Cultivation and quantitative proteomic analyses of acidophilic microbial communities
- PMID: 20033068
- DOI: 10.1038/ismej.2009.139
Cultivation and quantitative proteomic analyses of acidophilic microbial communities
Abstract
Acid mine drainage (AMD), an extreme environment characterized by low pH and high metal concentrations, can support dense acidophilic microbial biofilm communities that rely on chemoautotrophic production based on iron oxidation. Field determined production rates indicate that, despite the extreme conditions, these communities are sufficiently well adapted to their habitats to achieve primary production rates comparable to those of microbial communities occurring in some non-extreme environments. To enable laboratory studies of growth, production and ecology of AMD microbial communities, a culturing system was designed to reproduce natural biofilms, including organisms recalcitrant to cultivation. A comprehensive metabolic labeling-based quantitative proteomic analysis was used to verify that natural and laboratory communities were comparable at the functional level.
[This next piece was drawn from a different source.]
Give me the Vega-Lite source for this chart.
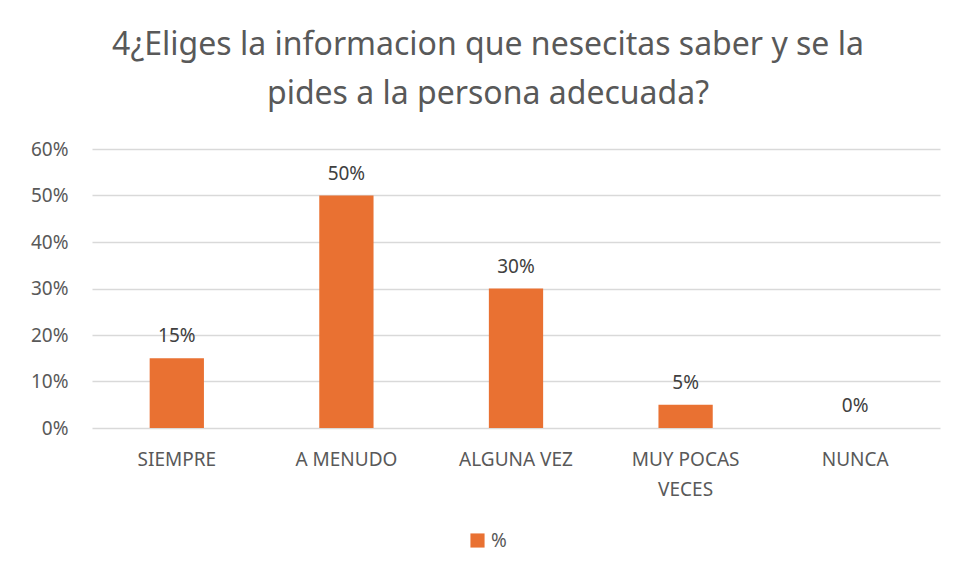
{
  "$schema": "https://vega.github.io/schema/vega-lite/v6.json",
  "width": 848,
  "height": 279,
  "autosize": "none",
  "padding": {"left": 92, "top": 149, "right": 16, "bottom": 147},
  "background": "#ffffff",
  "config": {
    "font": "Noto Sans",
    "view": {"stroke": null}
  },
  "title": {
    "text": ["4¿Eliges la informacion que nesecitas saber y se la", "pides a la persona adecuada?"],
    "font": "Noto Sans",
    "fontSize": 32,
    "fontWeight": "normal",
    "color": "#595959",
    "lineHeight": 49,
    "anchor": "middle",
    "dx": -28,
    "offset": 29
  },
  "data": {
    "values": [
      {"categoria": "SIEMPRE", "valor": 0.15, "serie": "%"},
      {"categoria": "A MENUDO", "valor": 0.50, "serie": "%"},
      {"categoria": "ALGUNA VEZ", "valor": 0.30, "serie": "%"},
      {"categoria": "MUY POCAS VECES", "valor": 0.05, "serie": "%"},
      {"categoria": "NUNCA", "valor": 0.0, "serie": "%"}
    ]
  },
  "encoding": {
    "x": {
      "field": "categoria",
      "type": "nominal",
      "sort": null,
      "scale": {"paddingInner": 0.68, "paddingOuter": 0.34},
      "axis": {
        "title": null,
        "labelAngle": 0,
        "labelFontSize": 19,
        "labelColor": "#595959",
        "labelPadding": 22,
        "labelLineHeight": 30,
        "labelBaseline": "top",
        "ticks": false,
        "domain": false,
        "labelExpr": "datum.label == 'MUY POCAS VECES' ? ['MUY POCAS', 'VECES'] : datum.label"
      }
    },
    "y": {
      "field": "valor",
      "type": "quantitative",
      "scale": {"domain": [0, 0.6]},
      "axis": {
        "title": null,
        "values": [0, 0.1, 0.2, 0.3, 0.4, 0.5, 0.6],
        "format": ".0%",
        "labelFontSize": 19,
        "labelColor": "#595959",
        "labelPadding": 24,
        "ticks": false,
        "domain": false,
        "gridColor": "#D9D9D9",
        "gridWidth": 1.3
      }
    }
  },
  "layer": [
    {
      "mark": {"type": "bar"},
      "encoding": {
        "color": {
          "field": "serie",
          "type": "nominal",
          "scale": {"range": ["#E97132"]},
          "legend": {
            "title": null,
            "orient": "none",
            "legendX": 376,
            "legendY": 382,
            "direction": "horizontal",
            "symbolType": "square",
            "symbolSize": 200,
            "symbolStrokeWidth": 0,
            "labelFontSize": 19,
            "labelColor": "#595959"
          }
        }
      }
    },
    {
      "mark": {"type": "text", "baseline": "bottom", "dy": -12, "fontSize": 19, "color": "#404040"},
      "encoding": {
        "text": {"field": "valor", "type": "quantitative", "format": ".0%"}
      }
    }
  ]
}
Results confirmed that the composition and core metabolic activities of laboratory-grown communities were similar to a natural community, including the presence of active, low abundance bacteria and archaea that have not yet been isolated. However, laboratory growth rates were slow compared with natural communities, and this correlated with increased abundance of stress response proteins for the dominant bacteria in laboratory communities. Modification of cultivation conditions reduced the abundance of stress response proteins and increased laboratory community growth rates. The research presented here represents the first description of the application of a metabolic labeling-based quantitative proteomic analysis at the community level and resulted in a model microbial community system ideal for testing physiological and ecological hypotheses.